(1 Mar 2007)
1. Wide of traffic around Kremlin
2. Close up Kremlin clock tower
3. Wide of traffic
4. Medium of group of traffic policemen on side of street
5. Wide of traffic
6. Medium traffic policeman in the street
7. Wide of traffic
8. SOUNDBITE: (Russian) Voxpop: Mikhail, Moscow driver:
“We give bribes to traffic policemen like all normal people, like all Moscow citizens do. Nobody wants any trouble. You only have one driving licence and nobody wants to lose it.”
9. Wide of traffic policemen in the street
10. SOUNDBITE (Russian) Voxpop: Timur, Moscow driver:
“This has always happened. Some people take bribes, some don’t. In some situations it is actually easier to pay on the spot, rather then to go to the bank, pay there, go through an investigation and all sorts of procedures. For me it is easier to give money straight away.”
11. Medium of traffic policeman in the street
12. Close up traffic lights
13. Close up bus driver in bus
14. Wide of traffic
15. Medium of traffic policemen
16. Various of traffic in the street
STORYLINE:
Russian prosecutors will conduct a nationwide probe of the country’s traffic police, citing growing complaints from citizens and saying that bribe-taking and extortion by officers is one the increase, authorities said on Wednesday.
The announcement is likely to confirm the views of many Russian motorists, for whom the traffic police are perhaps the most common contact point with a state bureaucracy plagued by corruption.
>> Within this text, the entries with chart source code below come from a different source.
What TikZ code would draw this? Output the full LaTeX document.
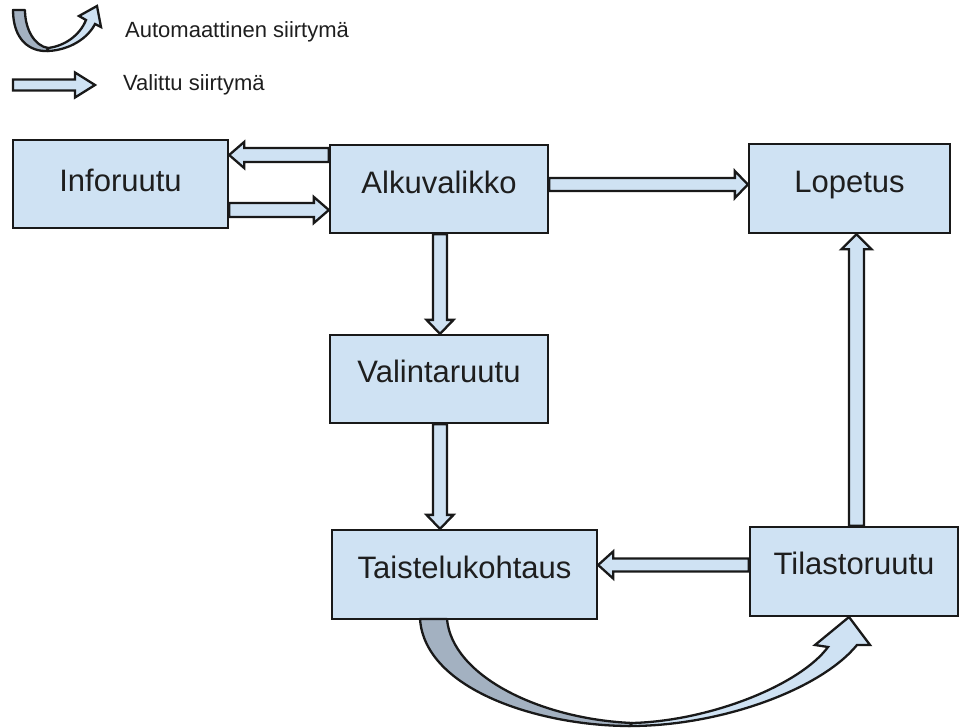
\documentclass[tikz,border=0pt]{standalone}
\usepackage{fontspec}
\setmainfont{Liberation Sans}
\usetikzlibrary{calc}
\definecolor{boxblue}{RGB}{207,226,243}
\definecolor{backblue}{RGB}{163,177,193}
\definecolor{edgecol}{RGB}{25,25,25}
\definecolor{labelcol}{RGB}{30,30,30}
\tikzset{
  screen/.style={draw=edgecol, fill=boxblue, line width=2.3pt, inner sep=0pt,
    font=\fontsize{31}{37}\selectfont, text=labelcol},
  blockar/.style={draw=edgecol, fill=boxblue, line width=2.3pt, line join=miter},
  backside/.style={draw=edgecol, fill=backblue, line width=2.3pt, line join=round},
  frontside/.style={draw=edgecol, fill=boxblue, line width=2.3pt, line join=miter},
  legendtext/.style={anchor=base west, inner sep=0pt,
    font=\fontsize{22}{26}\selectfont, text=labelcol},
}
% #1 start, #2 tip, #3 shaft half width, #4 head half width, #5 head length
\newcommand{\blockarrow}[5]{%
  \coordinate (ba-h) at ($(#2)!#5!(#1)$);
  \draw[blockar] ($(#1)!#3!90:(#2)$) -- ($(ba-h)!#3!90:(#2)$) -- ($(ba-h)!#4!90:(#2)$)
    -- (#2) -- ($(ba-h)!#4!-90:(#2)$) -- ($(ba-h)!#3!-90:(#2)$) -- ($(#1)!#3!-90:(#2)$) -- cycle;}
\begin{document}
\begin{tikzpicture}[x=1pt,y=-1pt]
\useasboundingbox (0,0) rectangle (959,728);

% legend
\draw[backside] (13,10) .. controls (13,40) and (30,52) .. (48,51)
  .. controls (47,50) .. (48,48) .. controls (35,46) and (25,30) .. (25,10) -- cycle;
\draw[frontside] (48,51) .. controls (70,50) and (88,38) .. (95,24) -- (101,27) -- (97,6)
  -- (79,16) -- (86,20) .. controls (80,35) and (65,46) .. (48,48) -- cycle;
\node[legendtext] (legauto) at (125,37) {Automaattinen siirtymä};
\coordinate (lg1) at (13,85);
\coordinate (lg2) at (95,85);
\blockarrow{lg1}{lg2}{5.5pt}{12.5pt}{20pt}
\node[legendtext] (legval) at (123,90) {Valittu siirtymä};

% screens
\node[screen, minimum width=215pt, text height=51pt, text depth=37pt] (info) at (120.5,184) {Inforuutu};
\node[screen, minimum width=218pt, text height=48pt, text depth=40pt] (alku) at (439,189) {Alkuvalikko};
\node[screen, minimum width=201pt, text height=48pt, text depth=41pt] (lopetus) at (849.5,188.5) {Lopetus};
\node[screen, minimum width=218pt, text height=47pt, text depth=41pt] (valinta) at (439,379) {Valintaruutu};
\node[screen, minimum width=265pt, text height=48pt, text depth=41pt] (taistelu) at (464.5,574.5) {Taistelukohtaus};
\node[screen, minimum width=208pt, text height=47pt, text depth=42pt] (tilasto) at (854,571.5) {Tilastoruutu};

% helper levels
\coordinate (yA) at (0,155);
\coordinate (yB) at (0,210);
\coordinate (yC) at (0,184.5);
\coordinate (yD) at (0,565);
\coordinate (xE) at (440,0);
\coordinate (xF) at (856.5,0);

% selected transitions
\coordinate (a1s) at (alku.west |- yA);
\coordinate (a1e) at (info.east |- yA);
\blockarrow{a1s}{a1e}{7pt}{13pt}{15pt}
\coordinate (a2s) at (info.east |- yB);
\coordinate (a2e) at (alku.west |- yB);
\blockarrow{a2s}{a2e}{7pt}{13pt}{15pt}
\coordinate (a3s) at (alku.east |- yC);
\coordinate (a3e) at (lopetus.west |- yC);
\blockarrow{a3s}{a3e}{6.5pt}{13.5pt}{13pt}
\coordinate (a4s) at (xE |- alku.south);
\coordinate (a4e) at (xE |- valinta.north);
\blockarrow{a4s}{a4e}{7pt}{13.5pt}{14pt}
\coordinate (a5s) at (xE |- valinta.south);
\coordinate (a5e) at (xE |- taistelu.north);
\blockarrow{a5s}{a5e}{7pt}{13.5pt}{14pt}
\coordinate (a6s) at (tilasto.west |- yD);
\coordinate (a6e) at (taistelu.east |- yD);
\blockarrow{a6s}{a6e}{6.5pt}{13.5pt}{15pt}
\coordinate (a7s) at (xF |- tilasto.north);
\coordinate (a7e) at (xF |- lopetus.south);
\blockarrow{a7s}{a7e}{7.5pt}{15pt}{15pt}

% automatic transition
\draw[backside] (420,619) .. controls (425,690) and (540,726) .. (630,726)
  .. controls (632,725) .. (632,723) .. controls (540,719) and (452,676) .. (447,619) -- cycle;
\draw[frontside] (630,726) .. controls (720,726) and (820,690) .. (857,645) -- (870,645)
  -- (849,617) -- (815,645) -- (828,647) .. controls (800,685) and (710,721) .. (632,723) -- cycle;
\end{tikzpicture}
\end{document}
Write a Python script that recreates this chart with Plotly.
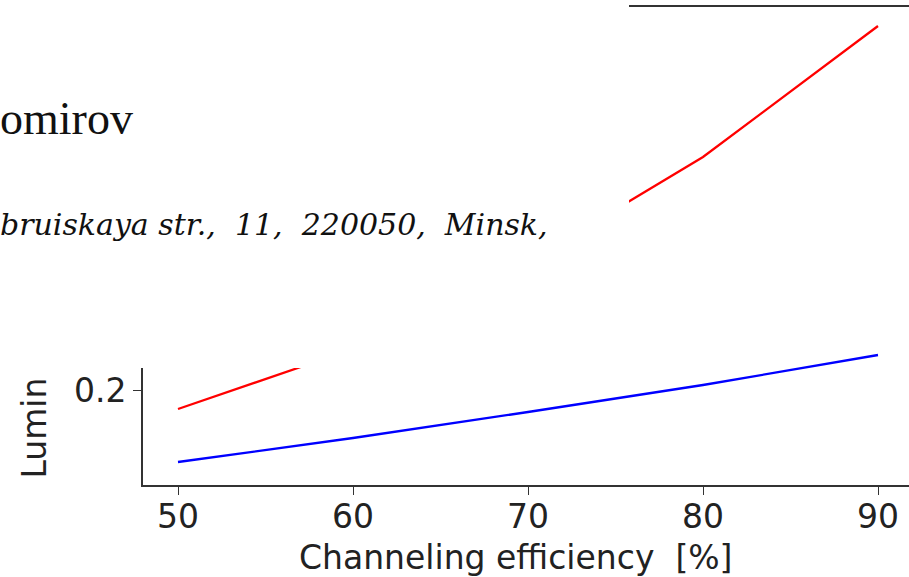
import plotly.graph_objects as go

# Data
efficiency = [50, 60, 70, 80, 90]
lum_red = [0.162, 0.282, 0.456, 0.666, 0.928]
lum_blue = [0.056, 0.104, 0.156, 0.210, 0.270]
x_ticks = [50, 60, 70, 80, 90]
y_ticks = [0.2]  # the only y tick left uncovered by the overlaid text panel

W, H = 909, 577
L, R, T, B = 143, 0, 7, 92
PW, PH = W - L - R, H - T - B


def px_x(px):
    return (px - L) / PW


def px_y(py):
    return (H - B - py) / PH


fig = go.Figure()
fig.add_trace(go.Scatter(x=efficiency, y=lum_red, mode="lines",
                         line=dict(color="#ff0000", width=2.3), hoverinfo="skip"))
fig.add_trace(go.Scatter(x=efficiency, y=lum_blue, mode="lines",
                         line=dict(color="#0000ff", width=2.3), hoverinfo="skip"))

tickfont = dict(family="DejaVu Sans", size=33, color="#222222")

fig.update_layout(
    width=W, height=H,
    margin=dict(l=L, r=R, t=T, b=B, pad=0),
    paper_bgcolor="white", plot_bgcolor="white",
    showlegend=False,
    xaxis=dict(range=[48, 48 + PW / 17.5], tickvals=x_ticks, ticks="outside",
               ticklen=8, tickwidth=1.3, tickcolor="#333333",
               ticklabelstandoff=-6,
               showgrid=False, zeroline=False, showline=True, mirror=True,
               linecolor="#333333", linewidth=1.6, tickfont=tickfont),
    yaxis=dict(range=[0.2 - 95 / 500, 0.2 + 383 / 500], tickvals=y_ticks,
               ticktext=["0.2"],
               ticks="outside", ticklen=8, tickwidth=1.3, tickcolor="#333333",
               showgrid=False, zeroline=False, showline=True,
               linecolor="#333333", linewidth=1.6, tickfont=tickfont),
    shapes=[dict(type="rect", xref="paper", yref="paper",
                 x0=px_x(-10), x1=px_x(629), y0=px_y(368), y1=px_y(-10),
                 fillcolor="white", line=dict(width=0), layer="above")],
    annotations=[
        dict(text="Channeling efficiency\u00a0 [%]", xref="paper", yref="paper",
             x=px_x(516), y=px_y(557), xanchor="center", yanchor="middle",
             showarrow=False, font=dict(family="DejaVu Sans", size=33, color="#222222")),
        dict(text="Lumin", xref="paper", yref="paper", textangle=-90,
             x=px_x(34), y=px_y(481), xanchor="center", yanchor="bottom",
             showarrow=False, font=dict(family="DejaVu Sans", size=33, color="#222222")),
        dict(text="omirov", xref="paper", yref="paper",
             x=px_x(-2), y=px_y(119), xanchor="left", yanchor="middle",
             showarrow=False, font=dict(family="Liberation Serif", size=46, color="#111111")),
        dict(text="<i>bruiskaya str.,\u00a0 11,\u00a0 220050,\u00a0 Minsk,</i>",
             xref="paper", yref="paper",
             x=px_x(-2), y=px_y(224), xanchor="left", yanchor="middle",
             showarrow=False, font=dict(family="DejaVu Serif", size=30, color="#111111")),
    ],
)

fig.write_html("out.html")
The Prosecutor General’s Office noted cases in which traffic police officers sold driver’s licenses, apparently referring to the common practice of handing out licenses to applicants who have not completed the required classes or tests in exchange for bribes, and said some officers “mix entrepreneurial activity with their service.”
Russian drivers are used to giving bribes to traffic policemen after they violate some traffic regulations. Some of the drivers do not even consider it a bribe, they say it is easier for them to pay the fine “on the spot” rather then to solve the issue officially.
“This has always happened. Some people take bribes, some don’t,” Timur, a Moscow driver told AP Television.
“In some situations it is actually easier to pay on the spot, rather then to go to the bank, pay there, go through an investigation and all sorts of procedures,” he added.
Russia’s oil-fuelled economic growth has led to an explosion of cars in a country where vehicle ownership was relatively rare during the Soviet era, creating more potential prey for traffic police who seek to augment their salaries with bribes.
Persistent corruption has clouded the record of the popular President Vladimir Putin, who has made fighting corruption a major goal, but experts say the problems have worsened at all levels of government since he came to office in 2000.